随着肚子越来越大她的睡眠质量急剧下降孕吐反应也加重一度吐到吃不下东西,直到后来甚至不让祁漫靠近。
搞得在家办公已久的祁漫被迫离家朝九晚五,晚上回到家江洛渝已经把他的被褥抱到客房,一下就点燃祁漫的火拽着被子又回来了,江洛渝吸了吸鼻子忍着哽咽缩到床边差点滚下去,无奈祁漫只能认命地卷起铺盖卷走人。
再到后期江洛渝的反应更严重了躺在床上什么也吃不下,祁漫进来时她转过身甚至连看一眼祁漫也不愿意。
“嘭”一声,祁漫放下手里熬了几个小时的粥,眼里凝聚怒气。
“江洛渝,老子就这么招你嫌。”
过了半晌,被子里传出闷声。
“嗯。”被子里的人动了动。
他更怒了,忍了这么久客房也睡了被赶也赶了现在连面也不让见了。
“江洛渝。”
没有回应。
祁漫一把掀开被子,被子里的人瞪着眼满含怨气嘴唇紧咬手里扒拉着被子一角想要侧过脸去。
他冷冷笑一声,喉结滚动心底点起一簇火苗扣住她的肩俯身吻下,唇瓣相碰的瞬间感受到了尘封已久的悸动,身下的人推着他的胸膛哼哼唧唧。祁漫攥着小手放到身下轻轻覆盖住她的身子接着探入舌尖享受着好久没有过的待遇,唇舌交缠气息灼灼他含着唇瓣碾磨轻扯,吻至深处时觉察出不对劲。

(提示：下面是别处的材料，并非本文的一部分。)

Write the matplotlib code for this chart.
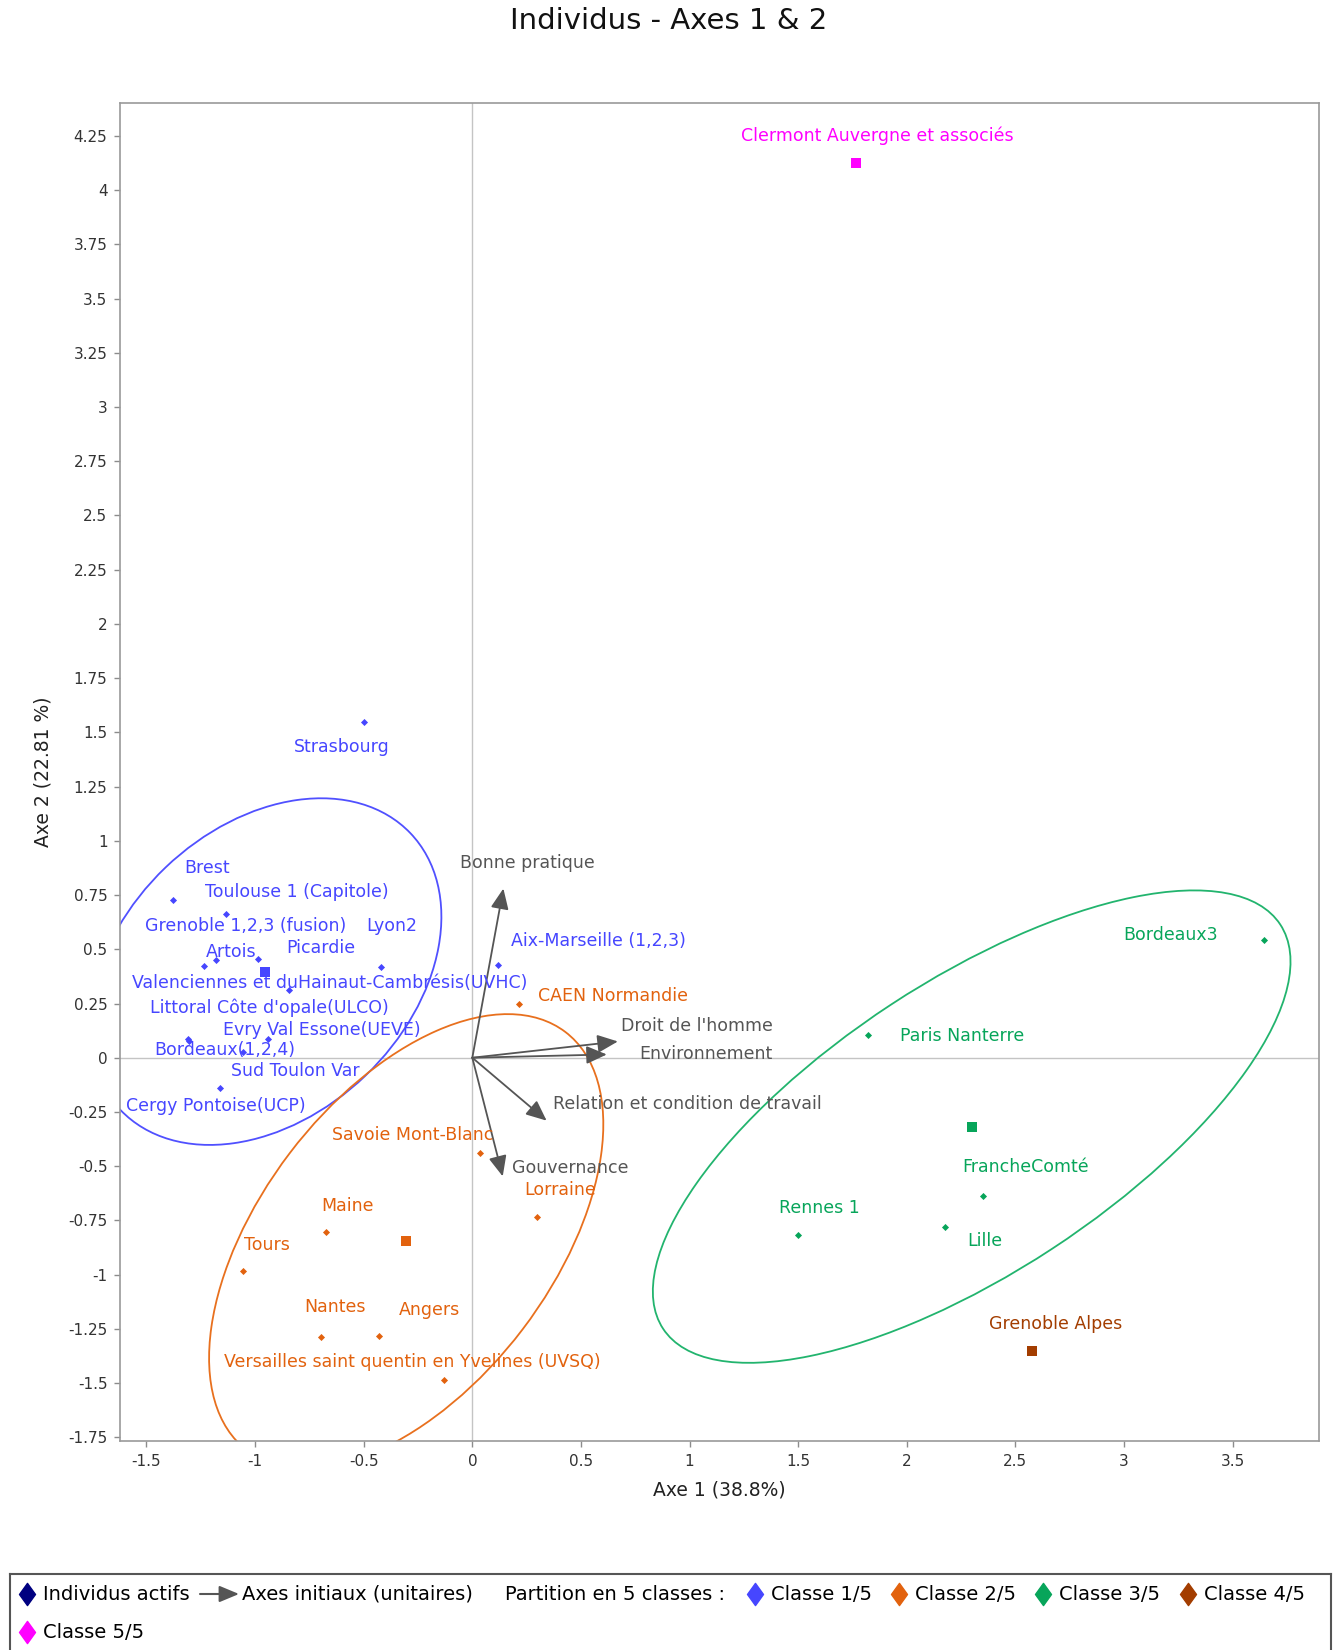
import numpy as np
import matplotlib
matplotlib.use("Agg")
import matplotlib.pyplot as plt
from matplotlib.patches import Ellipse
from matplotlib.path import Path

# ---------------- data ----------------
names = [
    "Strasbourg", "Brest", "Toulouse 1 (Capitole)", "Grenoble 1,2,3 (fusion)", "Artois",
    "Picardie", "Valenciennes et duHainaut-Cambrésis(UVHC)", "Lyon2", "Aix-Marseille (1,2,3)",
    "Littoral Côte d'opale(ULCO)", "Bordeaux(1,2,4)", "Evry Val Essone(UEVE)", "Sud Toulon Var",
    "Cergy Pontoise(UCP)",
    "CAEN Normandie", "Savoie Mont-Blanc", "Lorraine", "Maine", "Tours", "Nantes", "Angers",
    "Versailles saint quentin en Yvelines (UVSQ)",
    "Bordeaux3", "Paris Nanterre", "FrancheComté", "Lille", "Rennes 1",
    "Grenoble Alpes",
    "Clermont Auvergne et associés",
]
axe1 = [-0.497, -1.377, -1.135, -1.234, -1.181, -0.988, -0.845, -0.422, 0.117, -1.308, -1.306,
        -0.941, -1.054, -1.162,
        0.215, 0.035, 0.299, -0.675, -1.054, -0.695, -0.430, -0.130,
        3.644, 1.821, 2.352, 2.178, 1.500,
        2.577,
        1.765]
axe2 = [1.546, 0.727, 0.663, 0.423, 0.450, 0.455, 0.312, 0.420, 0.426, 0.086, 0.075,
        0.086, 0.028, -0.138,
        0.248, -0.438, -0.733, -0.805, -0.982, -1.289, -1.282, -1.486,
        0.543, 0.103, -0.638, -0.779, -0.817,
        -1.350,
        4.126]
classes = [1] * 14 + [2] * 8 + [3] * 5 + [4] + [5]

var_names = ["Bonne pratique", "Droit de l'homme", "Environnement",
             "Relation et condition de travail", "Gouvernance"]
var_axe1 = [0.143, 0.670, 0.619, 0.342, 0.140]
var_axe2 = [0.780, 0.075, 0.015, -0.290, -0.547]

x_ticks = [-1.5, -1, -0.5, 0, 0.5, 1, 1.5, 2, 2.5, 3, 3.5]
y_ticks = [-1.75, -1.5, -1.25, -1, -0.75, -0.5, -0.25, 0, 0.25, 0.5, 0.75, 1, 1.25, 1.5,
           1.75, 2, 2.25, 2.5, 2.75, 3, 3.25, 3.5, 3.75, 4, 4.25]

class_labels = ["Classe 1/5", "Classe 2/5", "Classe 3/5", "Classe 4/5", "Classe 5/5"]

# ---------------- styling / layout ----------------
class_colors = {1: "#4646FF", 2: "#E2620E", 3: "#07A55A", 4: "#A33D00", 5: "#FF00FF"}
ellipse_colors = {1: "#5050FF", 2: "#E8701E", 3: "#22B46E"}
arrow_color = "#555555"

# label offsets in pixels (dx to the right, dy downward)
label_offsets = {
    "Strasbourg": (-23, 25), "Brest": (34, -32), "Toulouse 1 (Capitole)": (71, -22),
    "Grenoble 1,2,3 (fusion)": (41, -40), "Artois": (15, -8), "Picardie": (63, -11),
    "Valenciennes et duHainaut-Cambrésis(UVHC)": (41, -7), "Lyon2": (11, -41),
    "Aix-Marseille (1,2,3)": (101, -24), "Littoral Côte d'opale(ULCO)": (81, -31),
    "Bordeaux(1,2,4)": (36, 9), "Evry Val Essone(UEVE)": (54, -9), "Sud Toulon Var": (52, 19),
    "Cergy Pontoise(UCP)": (-4, 18),
    "CAEN Normandie": (94, -8), "Savoie Mont-Blanc": (-67, -18), "Lorraine": (23, -27),
    "Maine": (22, -26), "Tours": (24, -26), "Nantes": (14, -30), "Angers": (51, -26),
    "Versailles saint quentin en Yvelines (UVSQ)": (-32, -18),
    "Bordeaux3": (-93, -5), "Paris Nanterre": (94, 1), "FrancheComté": (42, -29),
    "Lille": (39, 14), "Rennes 1": (21, -27),
    "Grenoble Alpes": (24, -27), "Clermont Auvergne et associés": (22, -27),
}
var_offsets = {
    "Bonne pratique": (24, -26), "Droit de l'homme": (79, -15), "Environnement": (99, 0),
    "Relation et condition de travail": (141, -17), "Gouvernance": (68, -8),
}

plt.rcParams["font.family"] = ["DejaVu Sans"]
plt.rcParams["axes.unicode_minus"] = False

W, H = 1338, 1650
fig = plt.figure(figsize=(W / 100, H / 100), dpi=100)
fig.patch.set_facecolor("white")

ax = fig.add_axes([120 / W, 1 - 1441 / H, (1319 - 120) / W, (1441 - 102.7) / H])
ax.set_xlim(-1.622, 3.898)
ax.set_ylim(-1.767, 4.403)

ax.set_xticks(x_ticks)
ax.set_xticklabels(["{:g}".format(v) for v in x_ticks])
ax.set_yticks(y_ticks)
ax.set_yticklabels(["{:g}".format(v) for v in y_ticks])
ax.tick_params(axis="both", direction="out", length=4, width=1, color="#8C8C8C",
               labelsize=11, labelcolor="#333333", pad=5)
for s in ax.spines.values():
    s.set_color("#9A9A9A")
    s.set_linewidth(1.2)

ax.axhline(0, color="#C4C4C4", lw=1.0, zorder=0)
ax.axvline(0, color="#C4C4C4", lw=1.0, zorder=0)

ax.set_xlabel("Axe 1 (38.8%)", fontsize=13.5, color="#222222", labelpad=9)
ax.set_ylabel("Axe 2 (22.81 %)", fontsize=13.5, color="#222222", labelpad=11)

x_arr = np.array(axe1)
y_arr = np.array(axe2)
c_arr = np.array(classes)

# ellipses (2 standard deviations) for the multi-member classes
for k in (1, 2, 3):
    m = c_arr == k
    pts = np.vstack([x_arr[m], y_arr[m]])
    mu = pts.mean(axis=1)
    cov = np.cov(pts, bias=True)
    vals, vecs = np.linalg.eigh(cov)
    order = vals.argsort()[::-1]
    vals, vecs = vals[order], vecs[:, order]
    ang = np.degrees(np.arctan2(vecs[1, 0], vecs[0, 0]))
    e = Ellipse(mu, width=4 * np.sqrt(vals[0]), height=4 * np.sqrt(vals[1]), angle=ang,
                fill=False, ec=ellipse_colors[k], lw=1.3, zorder=2)
    ax.add_patch(e)

# points and centroids
for k in (1, 2, 3, 4, 5):
    m = c_arr == k
    ax.scatter(x_arr[m], y_arr[m], marker="D", s=13, color=class_colors[k], zorder=4,
               linewidths=0)
    ax.scatter([x_arr[m].mean()], [y_arr[m].mean()], marker="s", s=55,
               color=class_colors[k], zorder=4, linewidths=0)

for n, xv, yv, k in zip(names, axe1, axe2, classes):
    dx, dy = label_offsets[n]
    ax.annotate(n, (xv, yv), xytext=(dx, -dy), textcoords="offset pixels",
                ha="center", va="center", fontsize=12.5, color=class_colors[k], zorder=5)

# variable arrows
for n, xv, yv in zip(var_names, var_axe1, var_axe2):
    ax.annotate("", xy=(xv, yv), xytext=(0, 0),
                arrowprops=dict(arrowstyle="-|>,head_length=1.25,head_width=0.55",
                                mutation_scale=10, color=arrow_color, lw=1.3,
                                shrinkA=0, shrinkB=0), zorder=3)
    dx, dy = var_offsets[n]
    ax.annotate(n, (xv, yv), xytext=(dx, -dy), textcoords="offset pixels",
                ha="center", va="center", fontsize=12.5, color="#555555", zorder=5)

fig.text(0.5, 1 - 21 / H, "Individus - Axes 1 & 2", ha="center", va="center",
         fontsize=21, color="#111111")

# ---------------- legend ----------------
lax = fig.add_axes([10 / W, 0, 1321 / W, 76 / H])
lax.set_xlim(10, 1331)
lax.set_ylim(1650, 1574)
lax.set_xticks([])
lax.set_yticks([])
for side, s in lax.spines.items():
    s.set_color("#555555")
    s.set_linewidth(1.5)
lax.spines["bottom"].set_visible(False)

diamond = Path([(0, 1), (0.72, 0), (0, -1), (-0.72, 0), (0, 1)],
               [Path.MOVETO, Path.LINETO, Path.LINETO, Path.LINETO, Path.CLOSEPOLY])

fs_leg = 14
r1, r2 = 1594, 1632
lax.plot([27], [r1], marker=diamond, ms=16, color="#000080", ls="none")
lax.text(43, r1, "Individus actifs", va="center", fontsize=fs_leg)
lax.annotate("", xy=(239, r1), xytext=(200, r1),
             arrowprops=dict(arrowstyle="-|>,head_length=1.2,head_width=0.5",
                             mutation_scale=10, color=arrow_color, lw=1.5,
                             shrinkA=0, shrinkB=0))
lax.text(242, r1, "Axes initiaux (unitaires)", va="center", fontsize=fs_leg)
lax.text(505, r1, "Partition en 5 classes :", va="center", fontsize=fs_leg)
leg_pos = [(755, r1), (899, r1), (1043, r1), (1188, r1), (27, r2)]
for k, (lab, (px, py)) in enumerate(zip(class_labels, leg_pos), start=1):
    lax.plot([px], [py], marker=diamond, ms=16, color=class_colors[k], ls="none")
    lax.text(px + 16, py, lab, va="center", fontsize=fs_leg)

fig.savefig("out.png", dpi=100, facecolor="white")
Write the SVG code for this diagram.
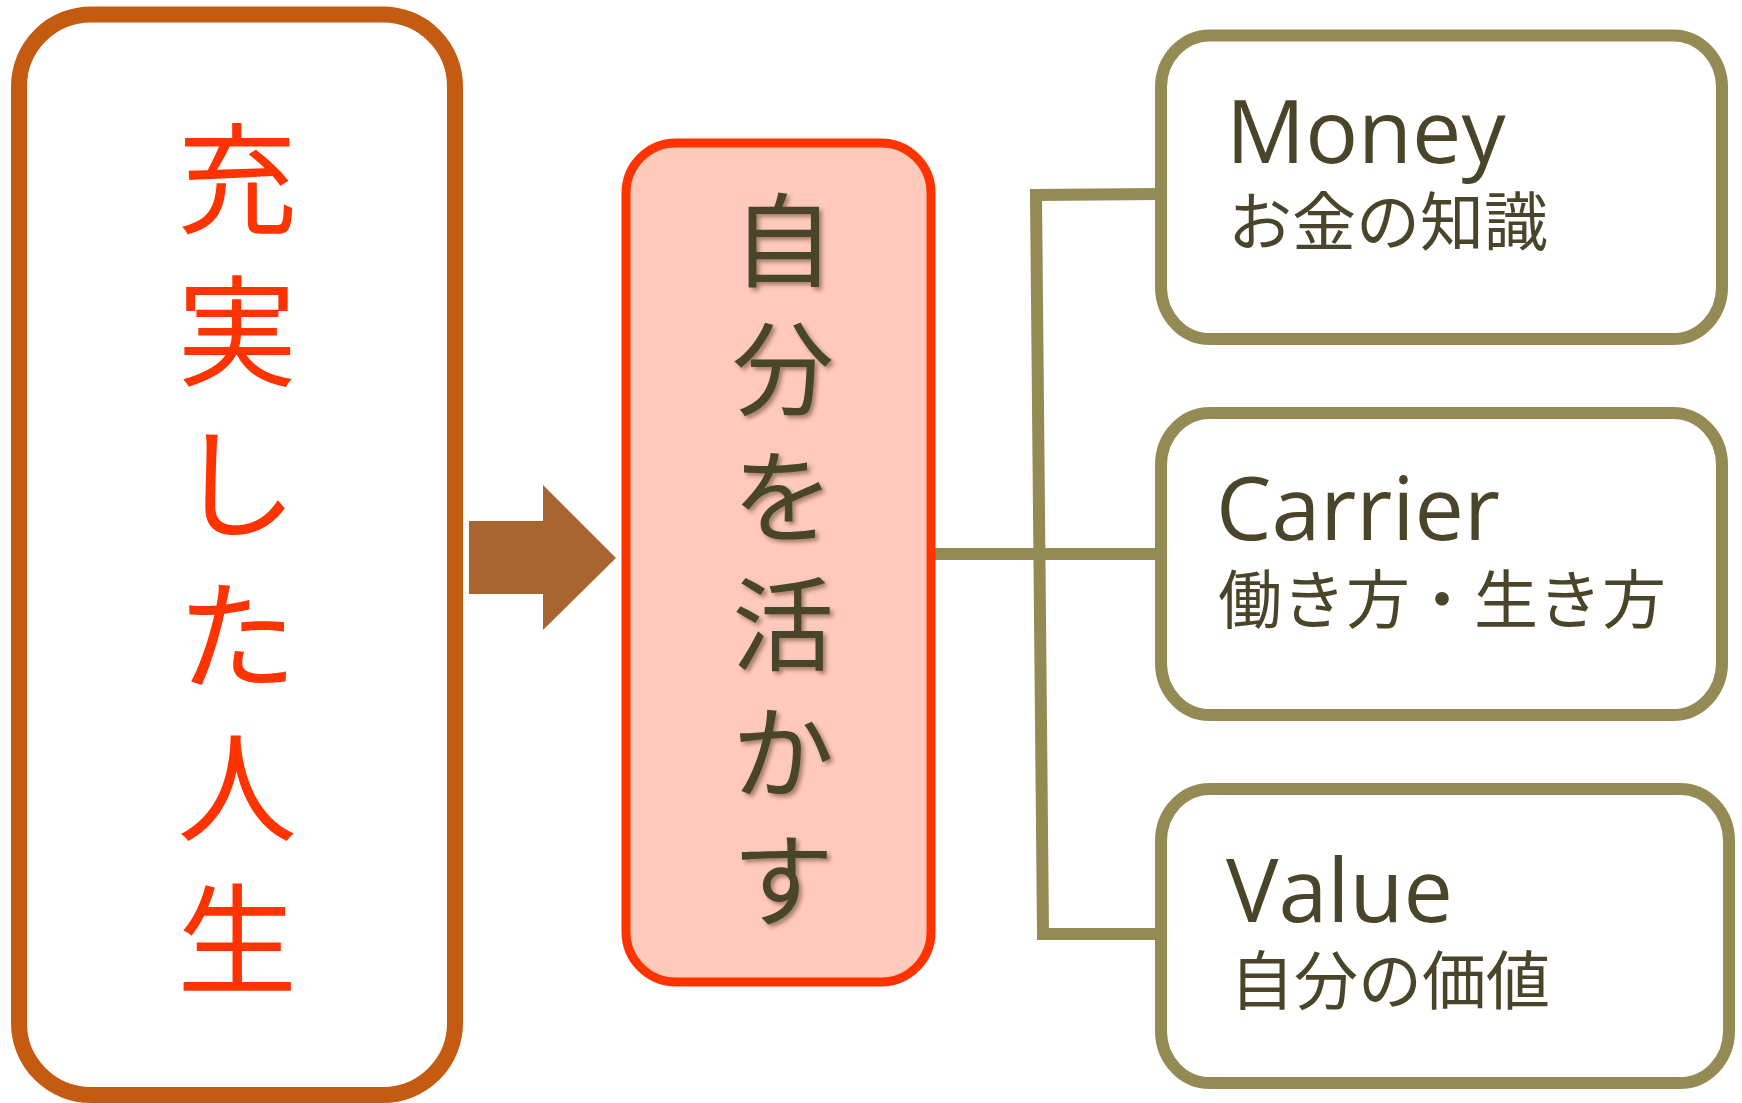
<svg xmlns="http://www.w3.org/2000/svg" width="1742" height="1103" viewBox="0 0 1742 1103">
<defs>
<style>
.jp{font-family:"Noto Sans CJK JP","Noto Sans",sans-serif;}
.lat{font-family:"Open Sans","Noto Sans CJK JP",sans-serif;}
.left-t{fill:#FF3300;font-size:120px;text-anchor:middle;}
.mid-t{fill:#4A452A;font-size:102px;text-anchor:middle;}
.head{fill:#4A452A;font-size:88px;}
.sub{fill:#4A452A;font-size:64px;}
.obox{fill:#FFFFFF;stroke:#948A54;stroke-width:12;}
.conn{fill:none;stroke:#948A54;stroke-width:12;}
</style>
<filter id="shadow" x="-20%" y="-20%" width="140%" height="140%">
<feDropShadow dx="3" dy="3" stdDeviation="2" flood-color="#3a2010" flood-opacity="0.45"/>
</filter>
</defs>
<rect width="1742" height="1103" fill="#FFFFFF"/>
<g id="connectors">
<polygon points="469,521 543,521 543,485 616,558 543,630 543,594 469,594" fill="#A9652F"/>
<line class="conn" x1="931" y1="554" x2="1161" y2="554"/>
<polyline class="conn" points="1161,194 1036,195 1043,934 1167,934"/>
</g>
<g id="node-life">
<rect x="19" y="14.5" width="436" height="1080.5" rx="72" ry="72" fill="#FFFFFF" stroke="#C55A11" stroke-width="16"/>
<text class="jp left-t"><tspan x="237" y="225">充</tspan><tspan x="237" y="377">実</tspan><tspan x="237" y="529">し</tspan><tspan x="237" y="681">た</tspan><tspan x="237" y="833">人</tspan><tspan x="237" y="985">生</tspan></text>
</g>
<g id="node-self">
<rect x="626" y="143" width="305" height="839" rx="50" ry="50" fill="#FFCABB" stroke="#FF3300" stroke-width="9"/>
<text class="jp mid-t" filter="url(#shadow)"><tspan x="783" y="279">自</tspan><tspan x="783" y="407">分</tspan><tspan x="783" y="535">を</tspan><tspan x="783" y="663">活</tspan><tspan x="783" y="791">か</tspan><tspan x="783" y="919">す</tspan></text>
</g>
<g id="node-money">
<rect class="obox" x="1161" y="35.5" width="561" height="303.5" rx="49" ry="52"/>
<text class="lat head" x="1226" y="163">Money</text>
<text class="jp sub" x="1228" y="245">お金の知識</text>
</g>
<g id="node-carrier">
<rect class="obox" x="1161" y="413" width="561" height="302" rx="49" ry="52"/>
<text class="lat head" x="1216" y="540">Carrier</text>
<text class="jp sub" x="1218" y="623">働き方・生き方</text>
</g>
<g id="node-value">
<rect class="obox" x="1161" y="789" width="568" height="294" rx="49" ry="52"/>
<text class="lat head" x="1226" y="922">Value</text>
<text class="jp sub" x="1230" y="1004">自分の価値</text>
</g>
</svg>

慢慢打开眼才发现江洛渝早已泪流满面,泪痕划过他的心惴惴地发疼。
“洛洛不哭,都是我不好。”他一点一点给她擦着眼泪。
“洛洛。”
他一声声轻唤。
江洛渝推开他坐起身瞪着双眼泪光闪烁眼泪顺着脸颊流下,看起来实在惹人心疼。
“你还回来干嘛。”
她像个受委屈的小媳妇控诉着丈夫。
“你这段时间都不像以前一样亲近我了,祁漫你是不是嫌弃我怀孕挺着个大肚子。”
祁漫愣在原地上前把人抱住:“洛洛我没有。”
“我让你搬去客房你就搬让你出去上班你就真的什么也不说,你心里是不是早就想这么做了。”
“我没有,洛洛,我巴不得时刻陪在你身边。”
“那你这么说是我的错了?”
江洛渝推开祁漫扯上被子气呼呼地翻身背对着他。
都说女人怀孕激素骤变一天一个样,到了祁漫这简直是教科书般的场面。
晚上夜幕降临寒风呼呼地吹,祁漫走进卧室,柔和的小灯下女人的睡颜安宁祥和,他站在床头看着床上的人心里一片涟漪。
被子外她的脚露在外面,他慢慢俯身在脚背轻轻落下吻拉过被子盖好。
又是一个冬季过去,他们没有再见过隅眠雪山上那样大的雪,雪山之外冬去春来寒来暑往他们成了众生中的俗人。
这是他们在一起度过的第一个年头,平淡安静。
祁雪年就是在这样一个没有下雪的季节出生的,庆溪的八月暑气正盛。
出生时是夜里凌晨,一个皱巴巴的小女孩被他接过来抱在怀里。
她说,祁漫,这是我们的女儿。
那时他才恍然知晓这个世界上还有一样东西值得他去守护。
生完孩子后江洛渝的身体状态已经透支,前几年在庆溪埋下的病根慢慢爆发出来。
祁漫一日一日地陪在她身边,就像在雪山时他也日复一日地陪着她坐在院子里。
这一调养就是半年,祁雪年已经半岁,又到了冬天。